3 [ноября]. Сегодня воскресенье, и я, как порядочный человек, причепурився {Принарядился} и вышел из дому с намерением навестить моих добрых знакомых. Зашел я к первому, мистеру Гранду. Англичанину от волоска до ноготка. И у него, у англичанина, я в первый раз увидел Сочинения Гоголя, изданные моим другом П. Кулишом. [282] Друг мой немного подгулял. Издание вышло немного мужиковато, особенно портрет автора до того плох, что я удивляюсь, как знаменитый Иордан позволил подписать под ним свое прославленное имя. [283]


У него же, у Гранда, и в первый же раз увидел я “Полярную звезду” Искандера за 1856 год, второй том. Обертка, т. е. портреты первых наших апостолов-мучеников [284] меня так тяжело, грустно поразили, что я до сих пор еще не могу отдохнуть от этого мрачного впечатления. Как бы хорошо было, если бы выбить медаль в память этого гнусного события. С одной стороны, портреты этих великомучеников с надписью “Первые русские благовестители свободы”, а на другой стороне медали портрет неудобозабываемого Тормоза [285] с надписью “Не первый русский коронованный палач”.


4 [ноября]. Кончил сегодня портреты М. А. Дороховой и ее воспитанницы Нины, побочной дочери Пущина, одного из Декабристов. Удивительно милое и резвое создание! [286] Но мне как-то грустно делается, когда я смотрю на побочных детей. Я никому и тем более заступнику свободы не извиняю этой безнравственной независимости, так туго связывающей этих бедных побочных детей. Простительно какому-нибудь забубенному гусару, потому что он только гусар, но никак не человек. Или какому-нибудь помещику-собачнику, потому что он собачник — и только. Но декабристу, понесшему свой крест в пустынную Сибирь во имя человеческой свободы, подобная независимость непростительна. Если он не мог стать выше обыкновенного человека, то не должен унижать себя перед обыкновенным человеком. [287]


5 [ноября]. Сегодня окончательно проводил [В. Г.] Варенцова в Петербург и сегодня же через него получил письмо от Костомарова из Саратова. Ученый чудак пишет, что напрасно прождал меня две недели в Петербурге и не хотел сделать ста верст кругу, чтобы посетить меня в Нижнем. А сколько бы радости привез своим внезапным появлением! Ничего не пишет мне о своих глазах и вообще о своем здоровье.

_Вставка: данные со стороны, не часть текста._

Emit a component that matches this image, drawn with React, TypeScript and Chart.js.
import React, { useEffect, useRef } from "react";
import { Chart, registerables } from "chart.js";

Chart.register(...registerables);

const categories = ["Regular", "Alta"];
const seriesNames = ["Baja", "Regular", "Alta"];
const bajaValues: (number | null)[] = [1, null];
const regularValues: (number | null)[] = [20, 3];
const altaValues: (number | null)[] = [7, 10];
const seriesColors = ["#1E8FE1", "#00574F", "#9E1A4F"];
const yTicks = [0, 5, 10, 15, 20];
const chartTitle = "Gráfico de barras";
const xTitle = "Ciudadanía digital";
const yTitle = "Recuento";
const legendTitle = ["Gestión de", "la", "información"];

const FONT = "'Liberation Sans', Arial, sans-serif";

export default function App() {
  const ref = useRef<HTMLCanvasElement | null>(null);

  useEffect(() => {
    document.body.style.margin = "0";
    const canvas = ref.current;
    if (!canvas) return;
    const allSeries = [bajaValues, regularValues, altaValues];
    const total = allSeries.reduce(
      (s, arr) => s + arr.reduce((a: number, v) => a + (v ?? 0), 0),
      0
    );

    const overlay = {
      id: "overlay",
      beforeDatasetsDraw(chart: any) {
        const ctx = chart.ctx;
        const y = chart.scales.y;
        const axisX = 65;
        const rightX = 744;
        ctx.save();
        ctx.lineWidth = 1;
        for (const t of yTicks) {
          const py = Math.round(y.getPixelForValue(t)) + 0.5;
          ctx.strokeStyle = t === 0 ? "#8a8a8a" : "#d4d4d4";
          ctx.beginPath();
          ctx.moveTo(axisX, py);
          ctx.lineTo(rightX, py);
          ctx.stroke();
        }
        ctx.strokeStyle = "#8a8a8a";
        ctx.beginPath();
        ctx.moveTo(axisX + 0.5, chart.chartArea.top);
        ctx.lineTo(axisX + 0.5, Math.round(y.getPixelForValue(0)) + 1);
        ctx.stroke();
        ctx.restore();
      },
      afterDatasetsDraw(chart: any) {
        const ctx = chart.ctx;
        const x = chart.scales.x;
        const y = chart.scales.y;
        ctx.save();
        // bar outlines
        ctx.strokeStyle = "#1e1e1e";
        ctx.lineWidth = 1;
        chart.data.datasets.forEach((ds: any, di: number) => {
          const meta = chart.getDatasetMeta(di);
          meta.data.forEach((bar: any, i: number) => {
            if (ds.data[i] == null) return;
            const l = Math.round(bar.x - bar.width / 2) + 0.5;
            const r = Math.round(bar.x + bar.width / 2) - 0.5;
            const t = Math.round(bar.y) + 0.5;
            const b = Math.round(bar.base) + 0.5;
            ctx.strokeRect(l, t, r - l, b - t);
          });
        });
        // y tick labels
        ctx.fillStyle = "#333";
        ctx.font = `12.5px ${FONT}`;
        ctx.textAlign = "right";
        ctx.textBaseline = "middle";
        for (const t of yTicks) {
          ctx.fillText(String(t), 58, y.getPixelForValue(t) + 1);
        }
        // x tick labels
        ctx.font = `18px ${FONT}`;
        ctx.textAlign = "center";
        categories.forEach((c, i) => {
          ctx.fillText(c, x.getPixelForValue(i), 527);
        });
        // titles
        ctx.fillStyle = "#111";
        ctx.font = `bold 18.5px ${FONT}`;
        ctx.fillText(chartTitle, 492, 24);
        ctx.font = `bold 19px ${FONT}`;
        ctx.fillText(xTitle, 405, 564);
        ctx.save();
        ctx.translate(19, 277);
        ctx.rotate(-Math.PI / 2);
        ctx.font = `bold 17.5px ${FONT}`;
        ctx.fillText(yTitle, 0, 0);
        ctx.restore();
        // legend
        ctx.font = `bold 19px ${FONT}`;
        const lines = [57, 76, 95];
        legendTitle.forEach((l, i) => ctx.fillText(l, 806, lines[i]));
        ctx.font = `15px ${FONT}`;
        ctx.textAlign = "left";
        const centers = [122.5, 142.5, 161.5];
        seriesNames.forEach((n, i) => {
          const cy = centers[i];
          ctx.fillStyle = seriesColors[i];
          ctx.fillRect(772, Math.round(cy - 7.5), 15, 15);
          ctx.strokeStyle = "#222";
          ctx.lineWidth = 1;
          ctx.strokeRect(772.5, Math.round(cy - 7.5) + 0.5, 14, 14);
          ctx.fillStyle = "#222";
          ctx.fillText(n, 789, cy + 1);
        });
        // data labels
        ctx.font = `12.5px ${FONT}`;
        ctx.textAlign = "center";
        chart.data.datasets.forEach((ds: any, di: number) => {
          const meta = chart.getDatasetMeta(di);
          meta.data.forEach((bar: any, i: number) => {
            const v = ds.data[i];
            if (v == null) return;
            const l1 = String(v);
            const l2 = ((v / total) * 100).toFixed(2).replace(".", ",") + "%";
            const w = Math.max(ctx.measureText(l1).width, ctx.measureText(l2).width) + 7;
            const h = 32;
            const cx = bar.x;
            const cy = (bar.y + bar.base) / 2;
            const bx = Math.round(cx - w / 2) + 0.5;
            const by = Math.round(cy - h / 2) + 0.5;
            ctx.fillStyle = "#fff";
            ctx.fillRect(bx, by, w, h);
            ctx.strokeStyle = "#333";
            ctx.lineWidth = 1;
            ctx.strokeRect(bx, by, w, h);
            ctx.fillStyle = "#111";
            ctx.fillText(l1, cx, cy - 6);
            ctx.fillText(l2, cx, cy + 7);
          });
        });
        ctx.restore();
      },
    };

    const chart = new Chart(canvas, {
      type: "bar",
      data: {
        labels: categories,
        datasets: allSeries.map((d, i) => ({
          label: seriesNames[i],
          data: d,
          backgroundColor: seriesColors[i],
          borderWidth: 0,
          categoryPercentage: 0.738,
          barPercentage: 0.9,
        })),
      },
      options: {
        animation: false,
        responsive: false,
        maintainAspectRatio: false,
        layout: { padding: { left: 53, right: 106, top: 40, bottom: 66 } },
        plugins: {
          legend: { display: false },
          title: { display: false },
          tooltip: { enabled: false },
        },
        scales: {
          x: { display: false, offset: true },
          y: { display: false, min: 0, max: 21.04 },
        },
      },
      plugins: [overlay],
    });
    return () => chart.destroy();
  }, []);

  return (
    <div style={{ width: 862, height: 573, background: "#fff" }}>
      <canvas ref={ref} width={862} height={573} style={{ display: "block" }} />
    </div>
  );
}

6 [ноября]. Написал письмо Костомарову и моим астраханским землякам-друзьям. Хотя погода и не совсем благоприятствовала, но я все-таки отправился на улицу. С некоторого времени мне, — чего прежде не бывало, — нравится уличная жизнь, хотя нижегородская публика ни даже в воскресный ясный [день] не показывается на улице, и Большая Покровка) здешний Невский проспект, постоянно изображает собою однообразный, длинный карантин. А я все-таки люблю побродить час, другой вдоль пустынного карантина. Откуда же эта нелепая любовь к улице? После десятилетнего поста я разом бросился на книги, объелся и теперь страдаю несварением в желудке. Другой причины я не знаю этому томительному нравственному бездействию. Рисовать ничего порядочного не могу, не придумаю, да и помещение мое не позволяет. Рисовал бы портреты, на деньги — не с кого, а даром работать совестно. Нужно что-нибудь придумать для разнообразия, а что — не знаю.

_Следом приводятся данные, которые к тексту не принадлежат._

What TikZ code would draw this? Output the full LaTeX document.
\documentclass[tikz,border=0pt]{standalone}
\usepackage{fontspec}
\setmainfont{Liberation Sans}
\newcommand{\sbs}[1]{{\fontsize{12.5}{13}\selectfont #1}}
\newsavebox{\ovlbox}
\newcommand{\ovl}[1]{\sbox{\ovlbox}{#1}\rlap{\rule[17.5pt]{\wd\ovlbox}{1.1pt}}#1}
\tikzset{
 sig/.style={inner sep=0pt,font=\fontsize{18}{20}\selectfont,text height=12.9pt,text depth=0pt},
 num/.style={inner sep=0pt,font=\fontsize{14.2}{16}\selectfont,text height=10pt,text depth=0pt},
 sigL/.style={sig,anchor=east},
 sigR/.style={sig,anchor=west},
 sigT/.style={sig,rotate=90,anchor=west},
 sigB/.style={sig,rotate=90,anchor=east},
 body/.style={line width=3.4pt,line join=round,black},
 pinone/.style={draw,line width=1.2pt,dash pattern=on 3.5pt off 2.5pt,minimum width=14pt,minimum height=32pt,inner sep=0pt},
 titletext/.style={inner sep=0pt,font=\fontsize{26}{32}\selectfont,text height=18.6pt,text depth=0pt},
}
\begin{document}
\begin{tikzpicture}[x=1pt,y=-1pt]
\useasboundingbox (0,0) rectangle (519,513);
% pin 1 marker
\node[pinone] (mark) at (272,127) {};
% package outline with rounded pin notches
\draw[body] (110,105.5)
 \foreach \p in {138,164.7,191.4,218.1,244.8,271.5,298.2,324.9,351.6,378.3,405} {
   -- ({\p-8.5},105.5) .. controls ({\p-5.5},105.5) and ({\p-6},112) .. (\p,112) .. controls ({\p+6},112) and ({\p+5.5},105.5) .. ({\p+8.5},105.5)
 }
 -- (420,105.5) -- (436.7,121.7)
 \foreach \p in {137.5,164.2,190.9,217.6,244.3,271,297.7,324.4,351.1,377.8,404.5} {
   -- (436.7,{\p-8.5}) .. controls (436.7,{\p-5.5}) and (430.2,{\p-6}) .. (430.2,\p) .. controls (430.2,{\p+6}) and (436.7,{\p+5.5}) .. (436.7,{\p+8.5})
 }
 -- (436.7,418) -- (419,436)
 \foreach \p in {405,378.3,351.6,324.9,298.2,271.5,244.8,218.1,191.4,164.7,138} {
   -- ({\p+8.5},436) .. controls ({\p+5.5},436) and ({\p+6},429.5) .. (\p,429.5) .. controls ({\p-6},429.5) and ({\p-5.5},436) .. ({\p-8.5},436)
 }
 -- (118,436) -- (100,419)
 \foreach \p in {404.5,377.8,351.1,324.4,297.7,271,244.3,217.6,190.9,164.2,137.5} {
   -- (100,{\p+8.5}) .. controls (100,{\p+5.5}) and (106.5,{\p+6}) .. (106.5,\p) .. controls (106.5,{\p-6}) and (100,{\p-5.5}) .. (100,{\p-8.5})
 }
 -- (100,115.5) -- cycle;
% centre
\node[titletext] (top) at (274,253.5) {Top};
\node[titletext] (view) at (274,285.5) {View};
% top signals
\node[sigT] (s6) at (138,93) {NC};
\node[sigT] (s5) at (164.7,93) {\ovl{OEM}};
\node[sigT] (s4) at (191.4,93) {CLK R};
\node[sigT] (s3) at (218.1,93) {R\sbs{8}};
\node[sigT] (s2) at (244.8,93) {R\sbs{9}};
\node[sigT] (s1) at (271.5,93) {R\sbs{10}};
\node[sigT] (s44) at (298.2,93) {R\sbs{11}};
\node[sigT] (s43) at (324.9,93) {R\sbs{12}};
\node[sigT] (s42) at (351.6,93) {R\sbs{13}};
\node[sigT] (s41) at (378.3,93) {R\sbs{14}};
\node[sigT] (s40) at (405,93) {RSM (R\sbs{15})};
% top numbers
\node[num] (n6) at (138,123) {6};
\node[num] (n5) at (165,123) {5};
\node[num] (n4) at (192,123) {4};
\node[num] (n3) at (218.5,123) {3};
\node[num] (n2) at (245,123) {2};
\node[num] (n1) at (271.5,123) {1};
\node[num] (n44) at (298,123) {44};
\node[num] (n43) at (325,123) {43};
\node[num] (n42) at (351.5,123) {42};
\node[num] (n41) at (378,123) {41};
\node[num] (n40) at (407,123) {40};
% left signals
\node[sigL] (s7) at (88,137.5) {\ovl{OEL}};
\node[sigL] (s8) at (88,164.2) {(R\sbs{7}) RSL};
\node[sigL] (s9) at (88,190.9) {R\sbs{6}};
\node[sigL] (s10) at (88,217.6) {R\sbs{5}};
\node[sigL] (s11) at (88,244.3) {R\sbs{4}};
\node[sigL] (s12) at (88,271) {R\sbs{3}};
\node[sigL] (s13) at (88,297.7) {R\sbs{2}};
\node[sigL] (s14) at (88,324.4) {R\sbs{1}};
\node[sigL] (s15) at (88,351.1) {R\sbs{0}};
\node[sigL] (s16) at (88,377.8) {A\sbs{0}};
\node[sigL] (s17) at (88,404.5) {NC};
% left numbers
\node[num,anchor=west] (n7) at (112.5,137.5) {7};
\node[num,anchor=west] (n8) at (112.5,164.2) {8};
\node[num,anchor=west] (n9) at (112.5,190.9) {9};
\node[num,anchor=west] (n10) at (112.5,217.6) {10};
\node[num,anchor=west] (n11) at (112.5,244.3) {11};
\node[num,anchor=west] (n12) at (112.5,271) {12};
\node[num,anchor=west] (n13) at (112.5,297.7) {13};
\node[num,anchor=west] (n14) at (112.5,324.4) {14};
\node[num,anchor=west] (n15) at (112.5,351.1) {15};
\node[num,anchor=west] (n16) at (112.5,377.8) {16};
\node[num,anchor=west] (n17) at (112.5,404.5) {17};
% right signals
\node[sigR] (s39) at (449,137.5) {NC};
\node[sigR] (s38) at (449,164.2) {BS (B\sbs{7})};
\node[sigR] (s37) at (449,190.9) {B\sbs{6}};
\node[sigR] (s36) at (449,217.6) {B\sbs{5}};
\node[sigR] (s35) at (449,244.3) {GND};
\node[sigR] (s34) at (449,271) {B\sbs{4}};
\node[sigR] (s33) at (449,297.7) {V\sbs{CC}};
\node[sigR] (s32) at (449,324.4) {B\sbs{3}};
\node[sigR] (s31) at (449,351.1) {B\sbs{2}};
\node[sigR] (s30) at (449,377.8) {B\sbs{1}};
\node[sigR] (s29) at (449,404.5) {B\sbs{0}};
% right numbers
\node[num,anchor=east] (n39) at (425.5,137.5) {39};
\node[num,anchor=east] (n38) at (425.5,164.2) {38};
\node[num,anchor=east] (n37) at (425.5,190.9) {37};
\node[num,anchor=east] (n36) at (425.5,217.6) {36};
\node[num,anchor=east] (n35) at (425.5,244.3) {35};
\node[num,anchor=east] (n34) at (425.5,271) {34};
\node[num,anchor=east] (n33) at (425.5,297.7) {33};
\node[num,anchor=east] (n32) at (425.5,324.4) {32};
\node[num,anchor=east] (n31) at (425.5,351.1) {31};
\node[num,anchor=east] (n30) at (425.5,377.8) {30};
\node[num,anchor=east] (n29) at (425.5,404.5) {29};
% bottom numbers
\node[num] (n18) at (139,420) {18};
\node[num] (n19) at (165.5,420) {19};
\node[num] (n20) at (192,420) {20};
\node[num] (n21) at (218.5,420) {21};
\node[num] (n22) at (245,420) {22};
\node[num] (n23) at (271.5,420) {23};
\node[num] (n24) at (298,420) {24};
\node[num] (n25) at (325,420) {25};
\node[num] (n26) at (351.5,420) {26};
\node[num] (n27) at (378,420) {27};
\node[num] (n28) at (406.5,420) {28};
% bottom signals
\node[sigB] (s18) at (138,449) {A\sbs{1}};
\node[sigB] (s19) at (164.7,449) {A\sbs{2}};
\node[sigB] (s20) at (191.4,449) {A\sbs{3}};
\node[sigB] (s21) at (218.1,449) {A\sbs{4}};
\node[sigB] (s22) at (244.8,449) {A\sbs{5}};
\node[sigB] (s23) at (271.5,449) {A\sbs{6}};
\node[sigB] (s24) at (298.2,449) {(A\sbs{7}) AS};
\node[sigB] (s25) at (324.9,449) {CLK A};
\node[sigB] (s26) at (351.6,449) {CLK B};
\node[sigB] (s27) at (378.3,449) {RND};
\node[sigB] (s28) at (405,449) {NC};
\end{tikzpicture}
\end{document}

Погрузившись в это мудрое размышление или сочинение, я нечаянно наткнулся на дом Якоби. Зашел, пообедали и после обеда отправился в гостиную, на чай, к старушкам, т. е. к мадам Якоби и ее неумолимо говорливой сестрице. В числе разных, по ее мнению, чрезвычайно интересных приключений ее быстроминувшей юности, она рассказала мне о Лабзине, о том самом конференц-секретаре Академии художеств, который предложил Илью Байкова, царского кучера, выбрать в почетные члены Академии, потому что он ближе Аракчеева к государю. За эту остроту Аракчеев сослал его в Симбирск, где он и умер на руках моей почтенной собеседницы. Мне приятно было слушать, что этот замечательный мистик-масон до самой могилы сохранил независимость мысли и христианское Незлобие. [288]

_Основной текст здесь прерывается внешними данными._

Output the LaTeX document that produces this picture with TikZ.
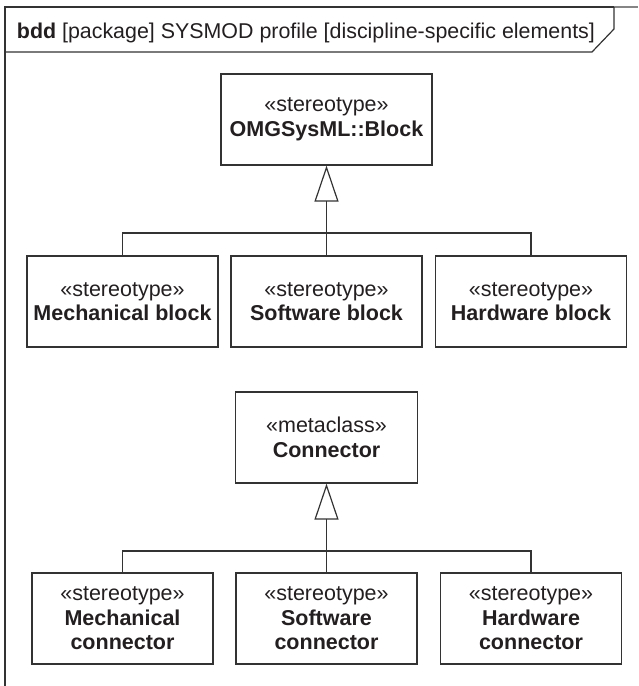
\documentclass[tikz,border=0pt]{standalone}
\usepackage{fontspec}
\setmainfont{Liberation Sans}
\usepackage{xcolor}
\usepackage{tikz}
\usetikzlibrary{arrows.meta}

\definecolor{umlline}{HTML}{333333}
\definecolor{umltext}{HTML}{231F20}

\begin{document}
\begin{tikzpicture}[x=1pt, y=-1pt, line width=1.2pt,
  every node/.style={text=umltext},
  stbox/.style={draw=umlline, line width=1.2pt, minimum height=91pt, inner sep=0pt, align=center, font=\fontsize{21.5}{24.5}\selectfont},
  gen/.style={draw=umlline, -{Triangle[open, length=36pt, width=24pt, line width=1.2pt]}},
  tree/.style={draw=umlline}]
\useasboundingbox (0,0) rectangle (638,686);
% frame and heading
\draw[umlline] (5,686) -- (5,7) -- (614,7);
\draw[umlline!60] (614,7) -- (638,7);
\draw[umlline] (5,52) -- (592,52) -- (614,29) -- (614,7);
\node[anchor=base west, font=\fontsize{21.4}{24}\selectfont] (title) at (13,38) {\textbf{bdd} [package] SYSMOD profile [discipline-specific elements]};
% blocks
\node[stbox, minimum width=211pt] (omg) at (326.5,119.5) {«stereotype»\\\textbf{OMGSysML::Block}};
\node[stbox, minimum width=191pt] (mech) at (122.5,301.5) {«stereotype»\\\textbf{Mechanical block}};
\node[stbox, minimum width=191pt] (soft) at (326.5,301.5) {«stereotype»\\\textbf{Software block}};
\node[stbox, minimum width=191pt] (hard) at (531,301.5) {«stereotype»\\\textbf{Hardware block}};
\coordinate (bar1) at (326.5,233);
\draw[gen] (soft.north) -- (omg.south);
\draw[tree] (mech.north) |- (bar1) -| (hard.north);
% connectors
\node[stbox, minimum width=182pt] (conn) at (326.5,437.5) {«metaclass»\\\textbf{Connector}};
\node[stbox, minimum width=181pt] (mechc) at (122.5,618.5) {«stereotype»\\\textbf{Mechanical}\\\textbf{connector}};
\node[stbox, minimum width=181pt] (softc) at (326.5,618.5) {«stereotype»\\\textbf{Software}\\\textbf{connector}};
\node[stbox, minimum width=181pt] (hardc) at (531,618.5) {«stereotype»\\\textbf{Hardware}\\\textbf{connector}};
\coordinate (bar2) at (326.5,551);
\draw[gen] (softc.north) -- (conn.south);
\draw[tree] (mechc.north) |- (bar2) -| (hardc.north);
\end{tikzpicture}
\end{document}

После Лабзина речь перешла на И. А. Анненкова, и я из рассказа моих собеседниц узнал, что происшествие, так трогательно рассказанное Герценом в своих воспоминаниях про Ивашева, случилося с супругою И. А. Анненкова, бывшей некогда гувернанткой, мадмуазель Поль. [289]


Она жива еще и теперь. Меня обещали старушки познакомить с этой достойнейшею женщиною. Не знаю, скоро ли я удостоюсь счастья взглянуть на эту беспримерную, святую героиню.